AI security and compliance should cover data classification, prompt and output logging, role-based access, model behavior testing, and action-level controls for AI agents. Manufacturers should also define which workflows are advisory, which are semi-autonomous, and which remain fully human-controlled. This distinction reduces operational ambiguity and supports internal accountability.
A practical governance model includes policy standards for approved use cases, model evaluation criteria, fallback procedures, and periodic review of business outcomes. It also requires alignment between IT, operations, security, legal, and process owners. Without this structure, AI automation often scales faster than control mechanisms.
Common implementation challenges
- Poor source data quality across ERP, MES, and supplier systems
- Unclear ownership of AI decisions in cross-functional workflows
- Overuse of large models for tasks that could be solved with rules or analytics
- Insufficient observability into model cost, latency, and output quality
- Weak integration patterns between AI services and transactional systems
- Security concerns around sensitive production, pricing, or supplier data
- Difficulty proving value when metrics focus on technical output instead of operational outcomes
A phased enterprise transformation strategy for manufacturers
Manufacturers should approach AI automation as an enterprise transformation strategy rather than a collection of disconnected pilots. The most effective path is phased. Start with workflows where data is available, process boundaries are clear, and outcomes can be measured. Then expand into more complex AI workflow orchestration and AI-driven decision systems once governance and infrastructure are stable.
Phase one typically focuses on operational automation with low to moderate risk: document processing, case summarization, knowledge retrieval, and exception classification. Phase two adds predictive analytics, ERP-integrated recommendations, and AI business intelligence for planners and managers. Phase three introduces AI agents into bounded operational workflows such as supplier follow-up, maintenance coordination, or service resolution, always with approval controls and audit trails.
- Prioritize use cases by business value, process readiness, and governance feasibility.
- Define model tiers and routing logic before scaling usage across plants or business units.
- Create a shared enterprise AI platform for retrieval, orchestration, monitoring, and policy enforcement.
- Measure outcomes such as cycle time, forecast accuracy, first-pass yield, inventory turns, and exception resolution speed.
- Review model allocation quarterly as costs, vendor capabilities, and process maturity change.
What manufacturing leaders should do next
For manufacturing leaders, selecting AI models based on cost versus performance is not a procurement exercise alone. It is an operating model decision. The right strategy aligns model capability with workflow value, uses orchestration to control cost, grounds outputs in enterprise data, and applies governance where operational risk is highest.

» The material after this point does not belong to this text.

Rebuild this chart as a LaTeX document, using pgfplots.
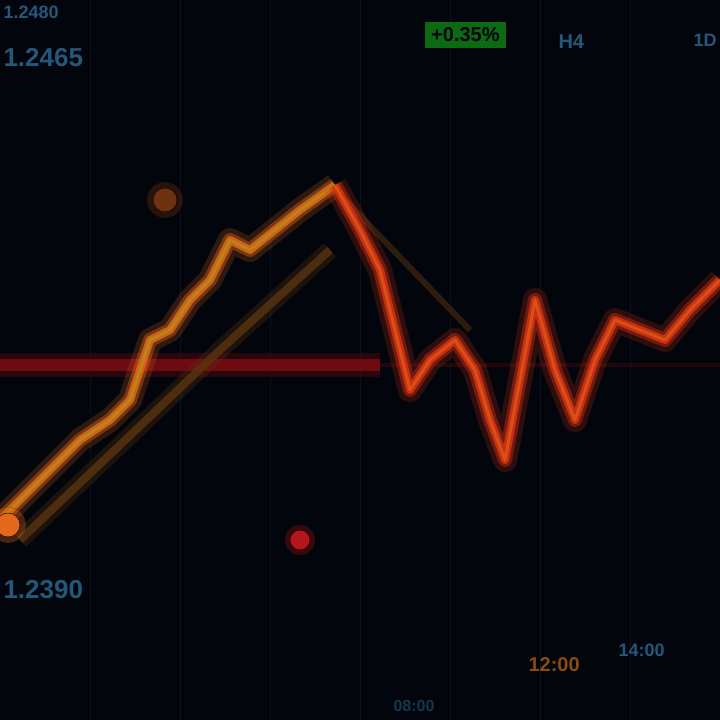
\documentclass[border=0pt]{standalone}
\usepackage{pgfplots}
\pgfplotsset{compat=1.18}
\usepackage{fontspec}
\setmainfont{Liberation Sans}

\definecolor{bg}{HTML}{03050C}
\definecolor{gridc}{HTML}{0A101C}
\definecolor{txtblue}{HTML}{24587A}
\definecolor{txtgreen}{HTML}{0C6A12}
\definecolor{txtorange}{HTML}{8A4A10}
\definecolor{lineor}{HTML}{E2681A}
\definecolor{lineyel}{HTML}{A8A018}
\definecolor{linered}{HTML}{D83212}
\definecolor{brownl}{HTML}{5A3410}
\definecolor{hline}{HTML}{6E0A10}
\definecolor{dotred}{HTML}{B8141A}
\definecolor{dotor}{HTML}{6E3210}

% pixel coordinates, y measured upward (720 - row)
\pgfplotstableread{
x y
0 200
40 240
80 280
110 300
130 320
150 380
170 390
190 420
210 440
230 480
250 470
275 490
300 510
335 535
}\risetab

\pgfplotstableread{
x y
335 535
360 490
380 450
395 390
410 330
430 360
455 380
475 350
490 300
505 260
520 340
535 420
555 350
575 300
595 360
615 400
640 390
665 380
690 410
720 440
}\falltab

\pgfplotstableread{
x y
20 180
120 275
220 370
330 470
}\lowtab

\begin{document}
\begin{tikzpicture}
\begin{axis}[
  width=720pt, height=720pt, scale only axis,
  xmin=0, xmax=720, ymin=0, ymax=720,
  axis lines=none,
  clip=true, clip marker paths=true,
]
% background
\addplot[fill=bg, draw=none] coordinates {(0,0) (720,0) (720,720) (0,720)} -- cycle;
% faint grid
\addplot[gridc, line width=1pt, forget plot] coordinates {(90,0) (90,720)};
\addplot[gridc, line width=1pt, forget plot] coordinates {(180,0) (180,720)};
\addplot[gridc, line width=1pt, forget plot] coordinates {(270,0) (270,720)};
\addplot[gridc, line width=1pt, forget plot] coordinates {(360,0) (360,720)};
\addplot[gridc, line width=1pt, forget plot] coordinates {(450,0) (450,720)};
\addplot[gridc, line width=1pt, forget plot] coordinates {(540,0) (540,720)};
\addplot[gridc, line width=1pt, forget plot] coordinates {(630,0) (630,720)};
% red horizontal level
\addplot[hline, line width=24pt, opacity=0.35] coordinates {(0,355) (380,355)};
\addplot[hline, line width=12pt] coordinates {(0,355) (380,355)};
\addplot[hline, line width=4pt, opacity=0.3] coordinates {(380,355) (720,355)};
% lower brown channel line
\addplot[brownl, line width=18pt, opacity=0.3] table {\lowtab};
\addplot[brownl, line width=8pt, opacity=0.8] table {\lowtab};
% upper channel (fainter)
\addplot[brownl, line width=6pt, opacity=0.5] coordinates {(345,520) (470,390)};
% main price line
\addplot[lineor, line width=24pt, opacity=0.2, line join=round] table {\risetab};
\addplot[lineor, line width=14pt, opacity=0.4, line join=round] table {\risetab};
\addplot[lineor, line width=8pt, opacity=0.85, line join=round] table {\risetab};
\addplot[lineyel, line width=3pt, line join=round, opacity=0.6] table {\risetab};
\addplot[linered, line width=24pt, opacity=0.2, line join=round] table {\falltab};
\addplot[linered, line width=14pt, opacity=0.4, line join=round] table {\falltab};
\addplot[linered, line width=8pt, opacity=0.85, line join=round] table {\falltab};
\addplot[lineor, line width=3pt, line join=round, opacity=0.6] table {\falltab};
% markers
\addplot[only marks, mark=*, mark size=18pt, mark options={draw=none, fill=lineor, opacity=0.3}] coordinates {(8,195)};
\addplot[only marks, mark=*, mark size=12pt, mark options={draw=none, fill=lineor}] coordinates {(8,195)};
\addplot[only marks, mark=*, mark size=15pt, mark options={draw=none, fill=dotred, opacity=0.3}] coordinates {(300,180)};
\addplot[only marks, mark=*, mark size=10pt, mark options={draw=none, fill=dotred}] coordinates {(300,180)};
\addplot[only marks, mark=*, mark size=18pt, mark options={draw=none, fill=dotor, opacity=0.35}] coordinates {(165,520)};
\addplot[only marks, mark=*, mark size=12pt, mark options={draw=none, fill=dotor}] coordinates {(165,520)};
% labels
\node[anchor=west, text=txtblue, font=\bfseries\fontsize{18}{20}\selectfont] at (axis cs:0,708) {1.2480};
\node[anchor=west, text=txtblue, font=\bfseries\fontsize{26}{28}\selectfont] at (axis cs:0,662) {1.2465};
\node[anchor=west, fill=txtgreen, text=bg, inner sep=6pt, font=\bfseries\fontsize{20}{22}\selectfont] at (axis cs:425,685) {+0.35\%};
\node[anchor=west, text=txtblue, font=\bfseries\fontsize{20}{22}\selectfont] at (axis cs:555,678) {H4};
\node[anchor=west, text=txtblue, font=\bfseries\fontsize{18}{20}\selectfont] at (axis cs:690,680) {1D};
\node[anchor=west, text=txtblue, font=\bfseries\fontsize{26}{28}\selectfont] at (axis cs:0,130) {1.2390};
\node[anchor=west, text=txtorange, font=\bfseries\fontsize{20}{22}\selectfont] at (axis cs:525,55) {12:00};
\node[anchor=west, text=txtblue, font=\bfseries\fontsize{18}{20}\selectfont] at (axis cs:615,70) {14:00};
\node[anchor=west, text=txtblue, opacity=0.6, font=\bfseries\fontsize{16}{18}\selectfont] at (axis cs:390,14) {08:00};
\end{axis}
\pgfresetboundingbox
\path[use as bounding box] (current axis.south west) rectangle (current axis.north east);
\end{tikzpicture}
\end{document}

The most durable manufacturing AI programs do three things well. They separate tasks that need reasoning from tasks that need reliability. They connect AI to ERP, analytics, and operational systems through governed workflows. And they treat scalability as a function of architecture, security, and measurable business outcomes rather than model novelty.

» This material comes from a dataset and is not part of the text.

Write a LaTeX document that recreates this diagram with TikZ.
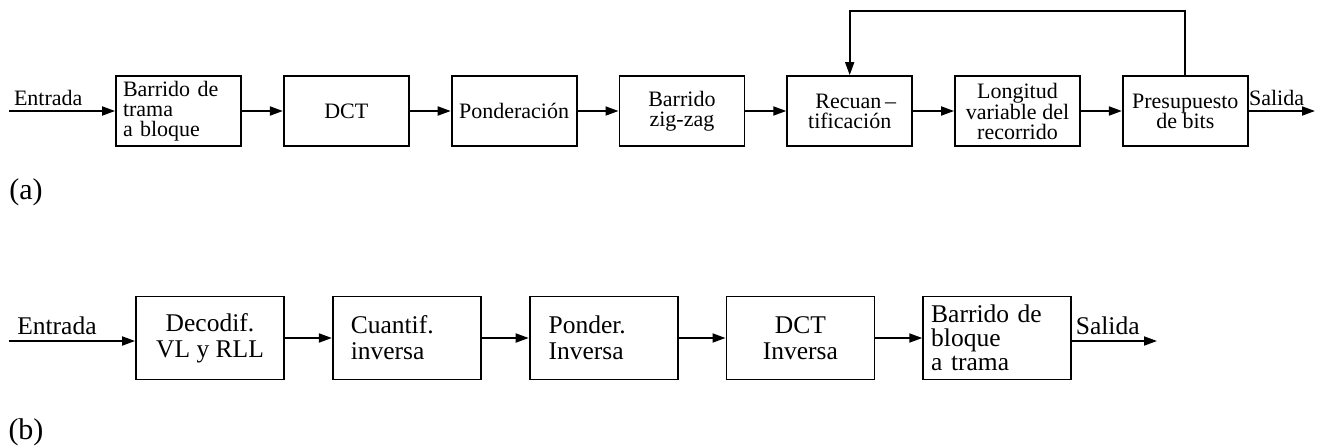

In practice, manufacturers should build a model portfolio, not a model preference. That portfolio should include predictive analytics for operational signals, efficient language models for high-volume automation, stronger models for complex exceptions, and AI agents only where bounded workflow orchestration can be monitored and controlled. That is how AI automation becomes operationally useful, financially sustainable, and enterprise-ready.